AVAILABLE DATA =
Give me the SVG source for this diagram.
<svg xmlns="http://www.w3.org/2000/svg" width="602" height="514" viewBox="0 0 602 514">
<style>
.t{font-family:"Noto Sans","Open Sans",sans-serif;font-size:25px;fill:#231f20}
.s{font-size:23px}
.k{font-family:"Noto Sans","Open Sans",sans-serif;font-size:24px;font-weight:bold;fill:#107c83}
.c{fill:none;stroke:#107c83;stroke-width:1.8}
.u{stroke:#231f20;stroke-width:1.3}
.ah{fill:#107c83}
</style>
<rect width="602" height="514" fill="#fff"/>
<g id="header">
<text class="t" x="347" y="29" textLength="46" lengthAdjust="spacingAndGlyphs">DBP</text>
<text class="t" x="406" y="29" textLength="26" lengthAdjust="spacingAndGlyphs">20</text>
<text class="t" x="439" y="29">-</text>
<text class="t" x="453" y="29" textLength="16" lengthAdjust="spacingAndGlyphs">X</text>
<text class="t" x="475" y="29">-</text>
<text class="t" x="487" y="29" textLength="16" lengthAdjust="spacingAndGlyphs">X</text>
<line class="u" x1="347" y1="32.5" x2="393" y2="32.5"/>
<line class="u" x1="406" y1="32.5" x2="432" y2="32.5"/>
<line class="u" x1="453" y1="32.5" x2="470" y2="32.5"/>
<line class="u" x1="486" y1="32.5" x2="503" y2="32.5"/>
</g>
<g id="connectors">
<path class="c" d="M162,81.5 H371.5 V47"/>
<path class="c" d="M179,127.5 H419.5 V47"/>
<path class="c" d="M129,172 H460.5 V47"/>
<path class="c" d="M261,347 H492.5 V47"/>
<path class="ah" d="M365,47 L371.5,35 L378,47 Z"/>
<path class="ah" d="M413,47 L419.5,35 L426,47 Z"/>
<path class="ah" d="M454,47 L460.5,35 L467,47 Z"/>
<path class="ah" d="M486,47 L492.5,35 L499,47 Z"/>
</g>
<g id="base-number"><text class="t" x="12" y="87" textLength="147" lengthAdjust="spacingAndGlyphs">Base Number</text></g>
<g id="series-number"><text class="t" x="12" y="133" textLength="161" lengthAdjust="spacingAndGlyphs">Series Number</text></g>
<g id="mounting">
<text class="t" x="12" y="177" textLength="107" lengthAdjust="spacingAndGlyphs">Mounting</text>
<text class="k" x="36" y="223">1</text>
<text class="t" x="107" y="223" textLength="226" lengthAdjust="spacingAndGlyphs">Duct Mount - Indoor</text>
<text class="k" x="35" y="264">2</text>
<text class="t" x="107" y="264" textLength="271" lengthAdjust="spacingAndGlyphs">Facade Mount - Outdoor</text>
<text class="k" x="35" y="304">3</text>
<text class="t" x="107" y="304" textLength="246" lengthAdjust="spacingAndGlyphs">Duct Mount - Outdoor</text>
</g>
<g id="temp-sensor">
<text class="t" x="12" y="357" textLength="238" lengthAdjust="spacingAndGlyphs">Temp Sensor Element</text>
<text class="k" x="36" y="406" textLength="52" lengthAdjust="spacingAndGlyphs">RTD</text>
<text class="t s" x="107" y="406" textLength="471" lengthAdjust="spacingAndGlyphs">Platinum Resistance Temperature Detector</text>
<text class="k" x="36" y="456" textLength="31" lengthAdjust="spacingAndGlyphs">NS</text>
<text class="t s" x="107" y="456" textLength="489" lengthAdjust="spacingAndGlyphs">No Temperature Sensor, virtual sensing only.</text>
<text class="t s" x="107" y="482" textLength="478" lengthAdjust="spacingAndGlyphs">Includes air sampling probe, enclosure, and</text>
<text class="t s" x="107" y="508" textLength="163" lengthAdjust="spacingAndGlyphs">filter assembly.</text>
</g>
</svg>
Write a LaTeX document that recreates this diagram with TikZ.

INSTRUCTION = Each line of the material should be duplicated exactly, please.

RESPONSE =
Give me the SVG source for this diagram.
<svg xmlns="http://www.w3.org/2000/svg" width="602" height="514" viewBox="0 0 602 514">
<style>
.t{font-family:"Noto Sans","Open Sans",sans-serif;font-size:25px;fill:#231f20}
.s{font-size:23px}
.k{font-family:"Noto Sans","Open Sans",sans-serif;font-size:24px;font-weight:bold;fill:#107c83}
.c{fill:none;stroke:#107c83;stroke-width:1.8}
.u{stroke:#231f20;stroke-width:1.3}
.ah{fill:#107c83}
</style>
<rect width="602" height="514" fill="#fff"/>
<g id="header">
<text class="t" x="347" y="29" textLength="46" lengthAdjust="spacingAndGlyphs">DBP</text>
<text class="t" x="406" y="29" textLength="26" lengthAdjust="spacingAndGlyphs">20</text>
<text class="t" x="439" y="29">-</text>
<text class="t" x="453" y="29" textLength="16" lengthAdjust="spacingAndGlyphs">X</text>
<text class="t" x="475" y="29">-</text>
<text class="t" x="487" y="29" textLength="16" lengthAdjust="spacingAndGlyphs">X</text>
<line class="u" x1="347" y1="32.5" x2="393" y2="32.5"/>
<line class="u" x1="406" y1="32.5" x2="432" y2="32.5"/>
<line class="u" x1="453" y1="32.5" x2="470" y2="32.5"/>
<line class="u" x1="486" y1="32.5" x2="503" y2="32.5"/>
</g>
<g id="connectors">
<path class="c" d="M162,81.5 H371.5 V47"/>
<path class="c" d="M179,127.5 H419.5 V47"/>
<path class="c" d="M129,172 H460.5 V47"/>
<path class="c" d="M261,347 H492.5 V47"/>
<path class="ah" d="M365,47 L371.5,35 L378,47 Z"/>
<path class="ah" d="M413,47 L419.5,35 L426,47 Z"/>
<path class="ah" d="M454,47 L460.5,35 L467,47 Z"/>
<path class="ah" d="M486,47 L492.5,35 L499,47 Z"/>
</g>
<g id="base-number"><text class="t" x="12" y="87" textLength="147" lengthAdjust="spacingAndGlyphs">Base Number</text></g>
<g id="series-number"><text class="t" x="12" y="133" textLength="161" lengthAdjust="spacingAndGlyphs">Series Number</text></g>
<g id="mounting">
<text class="t" x="12" y="177" textLength="107" lengthAdjust="spacingAndGlyphs">Mounting</text>
<text class="k" x="36" y="223">1</text>
<text class="t" x="107" y="223" textLength="226" lengthAdjust="spacingAndGlyphs">Duct Mount - Indoor</text>
<text class="k" x="35" y="264">2</text>
<text class="t" x="107" y="264" textLength="271" lengthAdjust="spacingAndGlyphs">Facade Mount - Outdoor</text>
<text class="k" x="35" y="304">3</text>
<text class="t" x="107" y="304" textLength="246" lengthAdjust="spacingAndGlyphs">Duct Mount - Outdoor</text>
</g>
<g id="temp-sensor">
<text class="t" x="12" y="357" textLength="238" lengthAdjust="spacingAndGlyphs">Temp Sensor Element</text>
<text class="k" x="36" y="406" textLength="52" lengthAdjust="spacingAndGlyphs">RTD</text>
<text class="t s" x="107" y="406" textLength="471" lengthAdjust="spacingAndGlyphs">Platinum Resistance Temperature Detector</text>
<text class="k" x="36" y="456" textLength="31" lengthAdjust="spacingAndGlyphs">NS</text>
<text class="t s" x="107" y="456" textLength="489" lengthAdjust="spacingAndGlyphs">No Temperature Sensor, virtual sensing only.</text>
<text class="t s" x="107" y="482" textLength="478" lengthAdjust="spacingAndGlyphs">Includes air sampling probe, enclosure, and</text>
<text class="t s" x="107" y="508" textLength="163" lengthAdjust="spacingAndGlyphs">filter assembly.</text>
</g>
</svg>
Write a LaTeX document that recreates this diagram with TikZ.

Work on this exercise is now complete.